Galapagos Symbols, Allegory and Motifs

Biblical motifs

Kurt Vonnegut, being a Christian himself, has often used biblical motifs in his novels, and Galapagos is not an exception. In the very first chapter of the novel the author says that if Noah’s ark had really existed, so his narration might be called The second Noah’s ark. One of the most famous biblical legends says that God told Noah to build an ark and take with him animals, as He will flood all the people because of their vanity, conceit and insolence. It was Noah who had to be the forefather of new humankind.

The story developed in the Galapagos resembles this biblical legend. A couple of people survived on the ship “Bahia de Darwin” to continue the existence of the human race. But the difference is that God chose the best of the best to become a forefather, while in the Vonnegut’s novel random people had survived. The legend of Noah is followed throughout the entire novel. When the ship “Bahia de Darwin” is in the sea, it can find no land to sail, and it is only because of the captain’s lack of skills. And when they seem to notice land ahead, he says that it might be the mount Ararat (the one to which, according to the Bible, Noah had reached after the flood).

Eden (allegory)

Vonnegut tries in the novel Galapagos to unite two completely different ideas of the way the Earth and humanity had been created. The first idea is that God had created everything, which is the basic canon of the Scripture. The second one is the idea of evolution developed by Charles Darwin and is set out in his major writing “On the Origin of Species by Means of Natural Selection, or the Preservation of Favoured Races in the Struggle for life”. It seems that to combine these two ideas is impossible, but the satiric writer and master of black humor managed to do it.

The island Santa Rosalia becomes the Biblical Eden for people, the place where they return home. But these people are not those who had survived after the apocalypse, but those who descended it. One very important thing is that in one million years human beings will not resemble their ancestors in any way, they will look like animals living in the seas. And this fact is developed due to the idea of evolution and its rules.
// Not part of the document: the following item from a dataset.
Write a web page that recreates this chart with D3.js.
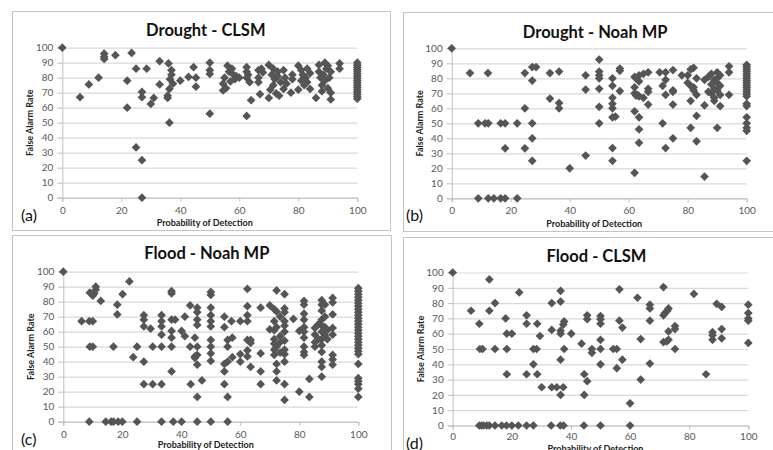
<!DOCTYPE html>
<html lang="en">
<head>
    <meta charset="UTF-8">
    <title>POD vs FAR scatter panels</title>
    <style>
        body, html {
            margin: 0;
            padding: 0;
            width: 773px;
            height: 450px;
            overflow: hidden;
            background: #fff;
        }
        svg { display: block; }
        .frame { fill: #fff; stroke: #c4c4c4; stroke-width: 1px; }
        .grid line { stroke: #d9d9d9; stroke-width: 1.2px; }
        .grid path { display: none; }
        .axis path, .axis line { stroke: #bfbfbf; }
        .axis text { fill: #595959; font: 10px Lato, "Open Sans", sans-serif; }
        .title { font: bold 16.5px Lato, "Open Sans", sans-serif; fill: #111; }
        .axis-title { font: bold 9px Lato, "Open Sans", sans-serif; fill: #222; }
        .tag { font: 16px Lato, "Open Sans", sans-serif; fill: #111; }
        .pt { fill: #555; }
    </style>
</head>
<body>
    <script src="https://d3js.org/d3.v7.min.js"></script>
    <script>
        // [probability of detection, false alarm rate]
        const droughtClsm = [
            [0,100],[6,67],[9,75.5],[12.3,80],[14.2,96],[14.2,94],[14.2,92.5],[18,95],[22,78],[22,60],
            [23.5,96.5],[25,86],[25,33.5],[27,25],[27,0],[27,70.5],[27,67],[28.6,86],[30,62.5],[31,66.5],
            [33,91],[33,75.5],[36,89.5],[36.3,50],[35.7,68],[35.7,66.5],[36.5,79],[37,85],[37,82],[37.5,76],
            [36.3,72.5],[40,78],[42.8,80.5],[44.5,87],[45.3,80],[45.3,74],[50,90],[50,85],[50,82.5],[50,56],
            [54.5,71.5],[54.5,76],[55,80],[55.5,73],[56,88],[56.5,84],[57,77.5],[57.5,86],[58,82],[58.5,79],
            [59,81],[60,80],[62.5,87],[62.5,84],[62.5,80],[62.5,54.5],[63,82],[63.5,77],[64,65],[66.5,85],
            [66.5,80],[66.5,77],[67,69],[67.5,86],[68,83.5],[70,88.5],[70,66.5],[70.5,72],[71,82],[71.5,86],
            [71.5,75],[72,79],[72.5,69.5],[73,84],[73,81],[73.5,68],[74,77],[75,85],[75,72.5],[75.5,80],
            [76,76],[77.5,70],[78,82],[78,79],[80,88],[80,72],[81,85],[81,78],[81.5,82],[82,75],
            [82.5,80],[83,86],[83,77],[84,83],[84,72.5],[86,66.5],[87,88.5],[87,84],[87.5,80],[88,75],
            [88,71],[88.5,82],[89,90],[89,78],[89.5,86],[90,73],[90,88],[90.5,80],[91,65.5],[91,84],
            [91,70],[94,89.5],[94,86],
            [100,90],[100,88.5],[100,87],[100,85.5],[100,84],[100,82.5],[100,81],[100,79.5],[100,78],
            [100,76.5],[100,75],[100,73.5],[100,72],[100,70.5],[100,69],[100,67.5],[100,66]
        ];

        const droughtNoah = [
            [0,100],[6.2,83.5],[12.3,83.5],
            [9,50],[11.3,50],[12.4,50],[16.6,50],[18.1,50],[22.2,50],[27.3,50],
            [9,0],[12.4,0],[14.3,0],[16.6,0],[18.1,0],[22.2,0],
            [18.1,33.3],[24.8,83.5],[24.8,60],[24.8,33.3],[27.3,87.5],[28.6,87.5],[27.3,78.5],[27.3,40],[27.3,25],
            [33.3,83.5],[33.3,66.5],[36.4,84.5],[36.4,63.5],[36.4,60],[40,20],
            [45.4,82],[45.4,72.5],[45.4,28.5],
            [50,92.5],[50,84.5],[50,82],[50,80],[50,73],[50,61],[50,50],
            [54.5,80],[54.5,75],[54.5,67],[54.5,63],[54.5,60],[54.5,54],[55.5,54.5],[54.5,33.5],[54.5,25],
            [57,86.5],[57,85],[57,71.5],
            [62,81],[62.5,80],[62,74],[62,70],[62.5,68.5],[63,69],[62,58],[62,17],
            [63.5,82],[63.5,78],[63.5,68],[63.5,54],[63.5,46],[63.5,37],
            [65,83],[65,67],[66.6,84],[66.6,73],[66.6,71],[66.6,62.5],
            [70.5,84],[71.5,75],[71.5,50],[72.5,84],[72.5,79],[72.5,69],[72.5,33.5],
            [75,85.5],[75,72],[75,71],[75,62.5],[75,40],
            [78,82],[80,82],[80,77],[81,86],[81,75],[81,65],[81,47],[82,87],[82,74],[82,72],
            [83,80],[83,69],[83,55],[83,38],
            [85.7,79],[85.7,62],[85.7,14.5],[87,81],[87,71],[88,83],[88,76],[88,70],
            [89,79],[89,73],[89,67],[89,65],
            [90,84],[90,80],[90,77],[90,72],[90,47],[91,82],[91,75],[91,69],[91,61.5],
            [94,88],[94,84],[94,69],
            [100,89],[100,87.5],[100,86],[100,84.5],[100,83],[100,81.5],[100,80],[100,78.5],[100,77],
            [100,75.5],[100,74],[100,72.5],[100,71],[100,69.5],[100,68],[100,63],[100,61.5],[100,54],
            [100,50],[100,47],[100,45],[100,25]
        ];

        const floodNoah = [
            [0,100],[6.2,67],[8.8,67],[10,67],[9,86],[10,84],[10.5,85.5],[11,88],[11,90],[9,50],[10,50],
            [12.7,80.5],[17,50],[18.3,78],[18.3,71.5],[20.1,85],[22.4,93.5],[23.7,43],[25,50],
            [27.3,71],[27.3,68],[27.3,63.5],[27.3,40],[27.3,25],[29.6,62],[30.3,50],[30.3,25],
            [33.3,71],[33.3,67],[33.3,63.5],[33.3,58],[33.3,50],[33.3,25],
            [36.7,87],[36.7,85.5],[36.7,68],[36.7,60.5],[36.7,56],[36.7,50],[36.7,33.5],[37.9,68],
            [40.1,60.5],[41.2,57],[41.2,70],[43,77.5],[43,50],[43.2,25],
            [44.6,56],[44.6,43.5],[44.6,42.5],[45.4,76],[45.4,73],[45.4,68],[45.4,64.5],[45.4,50],
            [45.4,44.5],[45.4,38],[45.4,16.5],[47,27.5],
            [50,86.5],[50,84.5],[50,76],[50,71],[50,67],[50,63.5],[50,54.5],[50,50],[50,45.5],[50,40.5],
            [54.6,70],[54.6,63],[54.6,38.5],[54.6,33.5],[54.6,25],[55.7,54.5],[55.7,50],[55.7,40],
            [55.7,16.5],[57,67],[57.3,56],[57.3,43],
            [60,67],[60,45],[60,40],[62.4,88.5],[62.4,77],[62.4,71],[62.4,67],[62.4,54.5],[62.4,47.5],
            [62.4,43.5],[63.5,54.5],[63.5,52.5],[63.5,36.5],
            [66.9,76],[66.9,45.5],[66.9,33.5],[66.9,25],[70,77.5],[70,61.5],
            [71.5,75],[71.5,67],[71.5,61],[71.5,55],[71.5,52],[71.5,48],[71.5,44.5],
            [72.3,87.5],[72.3,73.5],[72.3,63],[72.3,50],[72.3,38.5],[72.3,33.5],[72.3,27.5],
            [73.5,70],[73.5,57],[73.5,53],[73.5,46],
            [75,85],[75,75.5],[75,73],[75,67],[75,64],[75,60],[75,54],[75,48],[75,45],[75,40],
            [75,25],[75,14.5],
            [78,68.5],[80,60.5],[80,20],[81.6,80.5],[81.6,78],[81.6,72],[81.6,68],[81.6,63],[81.6,60],
            [81.6,56],[81.6,50],[81.6,46.5],[81.6,44.5],[83.4,28.5],[83.4,16.5],
            [85.3,62.5],[85.3,58],[85.3,53],[85.3,50],[86.5,65],[86.5,55],
            [87.6,81],[87.6,78],[87.6,74],[87.6,68],[87.6,64],[87.6,60],[87.6,55],[87.6,51],[87.6,46.5],
            [87.6,40],[87.6,36.5],[87.6,30],
            [88.7,78],[88.7,70],[88.7,63],[88.7,58],[89.5,61],[89.5,55],
            [91.3,82.5],[91.3,79.5],[91.3,71.5],[91.3,62.5],[91.3,58],[91.3,44.5],[91.3,41.5],[91.3,38],
            [100,89],[100,87],[100,85],[100,83],[100,81],[100,79],[100,77],[100,75],[100,73],[100,71],
            [100,69],[100,67],[100,65],[100,63],[100,61],[100,59],[100,57],[100,55],[100,53],[100,51],
            [100,49],[100,47],[100,45],[100,38.5],[100,29],[100,27],[100,25],[100,22],[100,16.5],
            [8.8,0],[14.4,0],[16.2,0],[17,0],[18.6,0],[20,0],[25,0],[33.3,0],[37.3,0],[40.1,0],
            [45.4,0],[50,0],[55.7,0]
        ];

        const floodClsm = [
            [0,100],[6.2,75],[9,66.5],[9.2,50],[10.1,50],[12.4,95.5],[12.4,75],[14.3,80],[14.3,50],
            [17.9,70],[18.3,60],[18.3,50],[18.3,33.5],[20,60],[22.5,87],[25,72],[25,66.5],[25,33.5],
            [27.3,50],[28.4,50],[27.3,40],[28.6,66.5],[28.6,33.5],[29.5,58.5],[30.1,25],
            [33.5,80],[33.5,62.5],[33.5,25],[35.2,25],[37.4,25],[36.5,88],[36.5,81],[36.5,62],[36.5,60],
            [36.5,43],[36.5,20],[37.4,66],[37.7,68],[37.7,50],
            [40.1,60],[43.6,53.5],[44.5,33.5],[44.5,20],[45.5,72],[45.5,69.5],[45.5,29],[47.1,50],[47.1,47.5],
            [50,71.5],[50,69.5],[50,66.5],[50,56],[50,50],[50,40],
            [54.3,50],[55.5,50],[55.5,37.5],[56.4,68.5],[56.4,89],[57.4,64],[57.4,43],[60,14.5],
            [62.5,83.5],[63.6,56.5],[63.6,30],[66.7,79],[66.7,76.5],[66.7,68.5],[66.7,40.5],
            [71.3,90.5],[71.3,72],[71.8,73.5],[71.3,54.5],[72.4,55],[72.6,75],[73,76.5],[73,61.5],[73,56],
            [75.2,65],[75.2,63],[75.2,50],[81.6,86],[85.7,33.5],[87.9,61],[87.9,59],[87.9,56],
            [89.3,79.5],[91,77.5],[91,63],[91,57],
            [100,79],[100,73.5],[100,70],[100,68.5],[100,54],
            [9,0],[9.7,0],[10.4,0],[11.5,0],[12.4,0],[14.3,0],[16.6,0],[18.2,0],[20,0],[22.2,0],
            [25,0],[27.3,0],[33.3,0],[36.4,0],[37.5,0],[44.4,0],[50,0],[60,0]
        ];

        const xTicks = [0, 20, 40, 60, 80, 100];
        const yTicks = [0, 10, 20, 30, 40, 50, 60, 70, 80, 90, 100];
        const xTitle = "Probability of Detection";
        const yTitle = "False Alarm Rate";

        // layout of the four boxes: frame [x0,y0,x1,y1], plot area [left,top,right,bottom]
        const panels = [
            { title: "Drought - CLSM", tag: "(a)", data: droughtClsm,
              frame: [12, 11, 391, 231], plot: [62.3, 47.7, 357.3, 197.7], titleY: 36, tagX: 21, xTitleY: 226, pad: 5 },
            { title: "Drought - Noah MP", tag: "(b)", data: droughtNoah,
              frame: [403, 12, 780, 232], plot: [451.7, 48.3, 746.7, 198.3], titleY: 37.5, tagX: 406, xTitleY: 226.5, pad: 5 },
            { title: "Flood - Noah MP", tag: "(c)", data: floodNoah,
              frame: [12, 235, 392, 460], plot: [63.3, 271.7, 358.3, 421.7], titleY: 259, tagX: 21, xTitleY: 447.5, pad: 5 },
            { title: "Flood - CLSM", tag: "(d)", data: floodClsm,
              frame: [403, 237, 780, 460], plot: [452.7, 272.5, 748.3, 425.5], titleY: 261.5, tagX: 406, xTitleY: 451.5, pad: 3 }
        ];

        const svg = d3.select("body").append("svg")
            .attr("width", 773)
            .attr("height", 450);

        const diamond = d3.symbol().type(d3.symbolSquare).size(38);

        panels.forEach(p => {
            const [fx0, fy0, fx1, fy1] = p.frame;
            const [left, top, right, bottom] = p.plot;

            const clipId = "clip-" + p.tag.replace(/[()]/g, "");
            svg.append("clipPath").attr("id", clipId)
                .append("rect")
                .attr("x", fx0).attr("y", fy0)
                .attr("width", fx1 - fx0).attr("height", fy1 - fy0);

            const g = svg.append("g").attr("clip-path", `url(#${clipId})`);

            g.append("rect").attr("class", "frame")
                .attr("x", fx0 + 0.5).attr("y", fy0 + 0.5)
                .attr("width", fx1 - fx0 - 1).attr("height", fy1 - fy0 - 1);

            const x = d3.scaleLinear().domain([0, 100]).range([left, right]);
            const y = d3.scaleLinear().domain([0, 100]).range([bottom, top]);

            // horizontal gridlines
            g.append("g").attr("class", "grid")
                .attr("transform", `translate(${left},0)`)
                .call(d3.axisLeft(y).tickValues(yTicks).tickSize(-(right - left)).tickFormat(""));

            g.append("g").attr("class", "axis")
                .attr("transform", `translate(${left},0)`)
                .call(d3.axisLeft(y).tickValues(yTicks).tickSizeOuter(0).tickSize(5).tickPadding(4));

            g.append("g").attr("class", "axis")
                .attr("transform", `translate(0,${bottom})`)
                .call(d3.axisBottom(x).tickValues(xTicks).tickSizeOuter(0).tickSize(4).tickPadding(p.pad));

            const cx = (left + right) / 2;
            g.append("text").attr("class", "title")
                .attr("x", cx - 4).attr("y", p.titleY)
                .attr("text-anchor", "middle")
                .text(p.title);

            g.append("text").attr("class", "axis-title")
                .attr("transform", `translate(${left - 29},${(top + bottom) / 2}) rotate(-90)`)
                .attr("text-anchor", "middle")
                .text(yTitle);

            g.append("text").attr("class", "axis-title")
                .attr("x", cx - 5).attr("y", p.xTitleY)
                .attr("text-anchor", "middle")
                .text(xTitle);

            g.append("text").attr("class", "tag")
                .attr("x", p.tagX).attr("y", bottom + 23)
                .text(p.tag);

            g.selectAll(".pt").data(p.data).join("path")
                .attr("class", "pt")
                .attr("d", diamond)
                .attr("transform", d => `translate(${x(d[0])},${y(d[1])}) rotate(45)`);
        });
    </script>
</body>
</html>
Thus, future generations will “come back home to Eden” which is island Santa Rosalia, but in the form of first living beings of our planet. In this, way Vonnegut combines evolution and religion.

New World (allegory)

Rationality, which is embodied in science, is opposed to an irrational beginning, which is embodied in religion. Why Vonnegut considers religion irrational is, very simply, as he identifies it with creativity. God had created people because of curiosity, it was his biggest experiment. This idea is paralleled with Mary Hepburn, who, because of curiosity as well, tried to inseminate girls of the Konko Bana tribe. So Mary becomes anew god on the island Santa Rosalia. The captain, whose sperm was used, is a new Adam, and six girls from tribe Konko Bana are new Evas.